The SOCAP10 conference agenda (PDF) keeps growing; the latest is the addition of FAILFaire to discuss projects using mobiles and ICTs (Information and Communication Technologies) in international development that have failed spectacularly. Embracing failure with the intention of learning why an approach did not succeed is not only appropriate and logical; it’s a necessary step in developing projects that will ultimately succeed.
Sadly, open discussions by philanthropic institutions and nonprofits about failures (and yes, it happens) remain infrequent, which leads me to the Decriminalizing Fundraising session at SOCAP10. This session for the Tactical Philanthropy track will feature George Overholser of Nonprofit Finance Fund Capital Partners and Dan Pallotta of Springboard. Sean Stannard-Stockton provides a good overview of the session and a little bit on what to anticipate.

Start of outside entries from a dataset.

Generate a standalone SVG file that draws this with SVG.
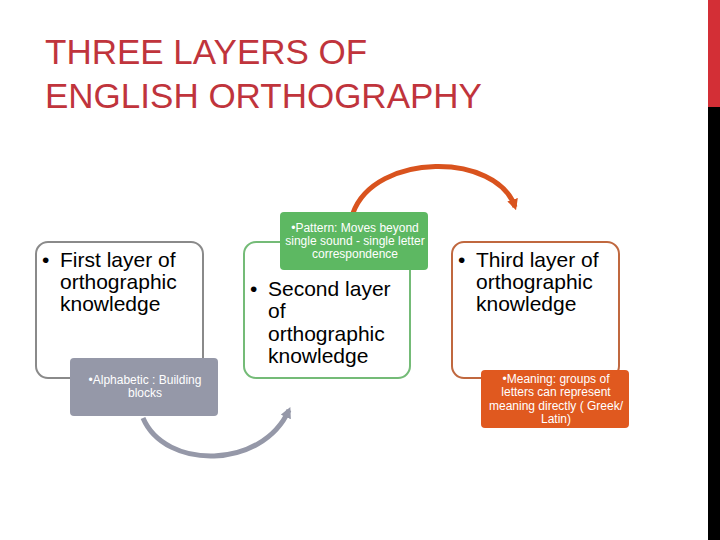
<svg xmlns="http://www.w3.org/2000/svg" width="720" height="540" viewBox="0 0 720 540">
<defs>
<style>
.title{font-family:"Liberation Sans",Arial,sans-serif;font-size:35px;fill:#c0343c}
.big{font-family:"Liberation Sans",Arial,sans-serif;font-size:21px;fill:#000}
.small{font-family:"Liberation Sans",Arial,sans-serif;font-size:12px;fill:#fff;text-anchor:middle}
.outline{fill:#fff;stroke-width:2}
</style>
<marker id="ahGray" viewBox="0 0 10 10" refX="7" refY="5" markerWidth="2.2" markerHeight="2.2" orient="auto" markerUnits="strokeWidth">
<path d="M0,0 L10,5 L0,10 z" fill="#9598a8"/>
</marker>
<marker id="ahOrange" viewBox="0 0 10 10" refX="7" refY="5" markerWidth="2.2" markerHeight="2.2" orient="auto" markerUnits="strokeWidth">
<path d="M0,0 L10,5 L0,10 z" fill="#d9531e"/>
</marker>
</defs>
<rect width="720" height="540" fill="#fff"/>
<rect x="708" y="0" width="12" height="107" fill="#d32f36"/>
<rect x="708" y="107" width="12" height="433" fill="#000"/>
<text class="title" x="45" y="64">THREE LAYERS OF</text>
<text class="title" x="45" y="108">ENGLISH ORTHOGRAPHY</text>

<g id="connectors">
<path d="M143,418 C165,470 262,470 289,410" fill="none" stroke="#9598a8" stroke-width="5" marker-end="url(#ahGray)"/>
<path d="M353,213 C375,152 497,152 515,207" fill="none" stroke="#d9531e" stroke-width="5" marker-end="url(#ahOrange)"/>
</g>

<g id="layer1">
<rect class="outline" x="36" y="242" width="167" height="136" rx="12" stroke="#8a8a8a"/>
<text class="big" x="42" y="267">•</text>
<text class="big" x="60" y="267">First layer of</text>
<text class="big" x="60" y="289">orthographic</text>
<text class="big" x="60" y="311">knowledge</text>
</g>
<g id="alphabetic">
<rect x="70" y="358" width="148" height="58" rx="4" fill="#9598a8"/>
<text class="small" x="145" y="384">•Alphabetic : Building</text>
<text class="small" x="145" y="397">blocks</text>
</g>

<g id="layer2">
<rect class="outline" x="244" y="242" width="166" height="136" rx="12" stroke="#74bb77"/>
<text class="big" x="250" y="296">•</text>
<text class="big" x="268" y="296">Second layer</text>
<text class="big" x="268" y="318">of</text>
<text class="big" x="268" y="341">orthographic</text>
<text class="big" x="268" y="363">knowledge</text>
</g>
<g id="pattern">
<rect x="280" y="212" width="148" height="58" rx="4" fill="#5db862"/>
<text class="small" x="355" y="232">•Pattern: Moves beyond</text>
<text class="small" x="355" y="245">single sound - single letter</text>
<text class="small" x="355" y="258">correspondence</text>
</g>

<g id="layer3">
<rect class="outline" x="452" y="242" width="167" height="136" rx="12" stroke="#c0683f"/>
<text class="big" x="458" y="267">•</text>
<text class="big" x="476" y="267">Third layer of</text>
<text class="big" x="476" y="289">orthographic</text>
<text class="big" x="476" y="311">knowledge</text>
</g>
<g id="meaning">
<rect x="481" y="370" width="148" height="58" rx="4" fill="#e0591f"/>
<text class="small" x="556" y="383">•Meaning: groups of</text>
<text class="small" x="556" y="396">letters can represent</text>
<text class="small" x="556" y="410">meaning directly ( Greek/</text>
<text class="small" x="556" y="423">Latin)</text>
</g>
</svg>
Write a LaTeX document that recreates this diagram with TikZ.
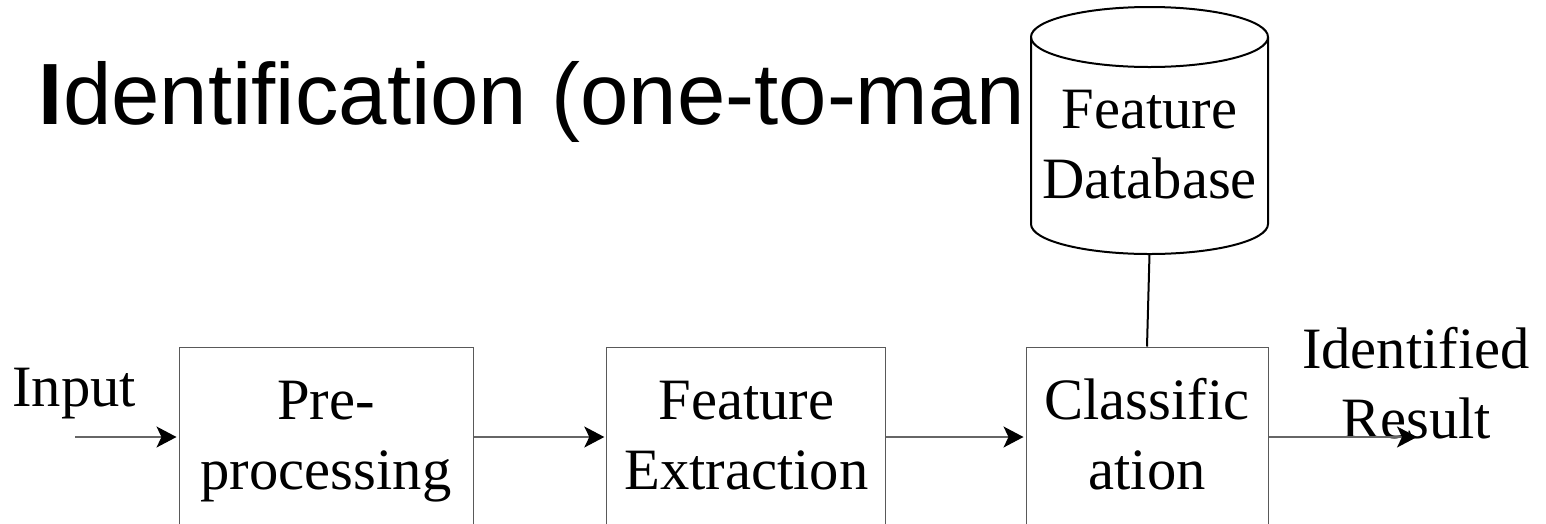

In thinking about how fundraising practices can be fundamentally changed in order to improve the nonprofit sector, I hope the speakers touch upon several points: increased transparency by nonprofits and funders, a willingness to embrace and discuss failure, and a focus on creating greater leverage opportunities.
Cultivating donors and investors requires clarity of vision on what will be accomplished with the funds. Developing a long-term relationship with the donor or investor so that financial resources will continue to flow to the organization requires a willingness to embrace transparency. Similarly, that transparency needs to be adopted within the organization raising the funds: all too often program and fundraising units fail to effectively communicate and inform each other to the detriment of their fundraising efforts.
Transparency should also encompass the organization’s successes and failures, and its overall strategic vision. Even as donors and investors look to more effectively allocate their own resources, their expectations of success are still tempered: failure happens. What’s more critical is how the organizations learn and adjust from those failures. Providing that level of transparency to existing and potential donors and investors should help in fostering longer-term relationships.
The last area I hope to hear about focuses on better ways to leverage donations and investments. In my opinion, these transactions are too camouflaged. Donors or individual investors looking for opportunities to proactively leverage their resources struggle to find this information. Organizations attempting to raise these funds often focus on the individual donor or investor. But what might happen if the organization engaged a whole group of donors and investors in a fundraising effort and provided much more visibility on how their separate contributions are leveraged? My guess is that we could see bigger investments altogether.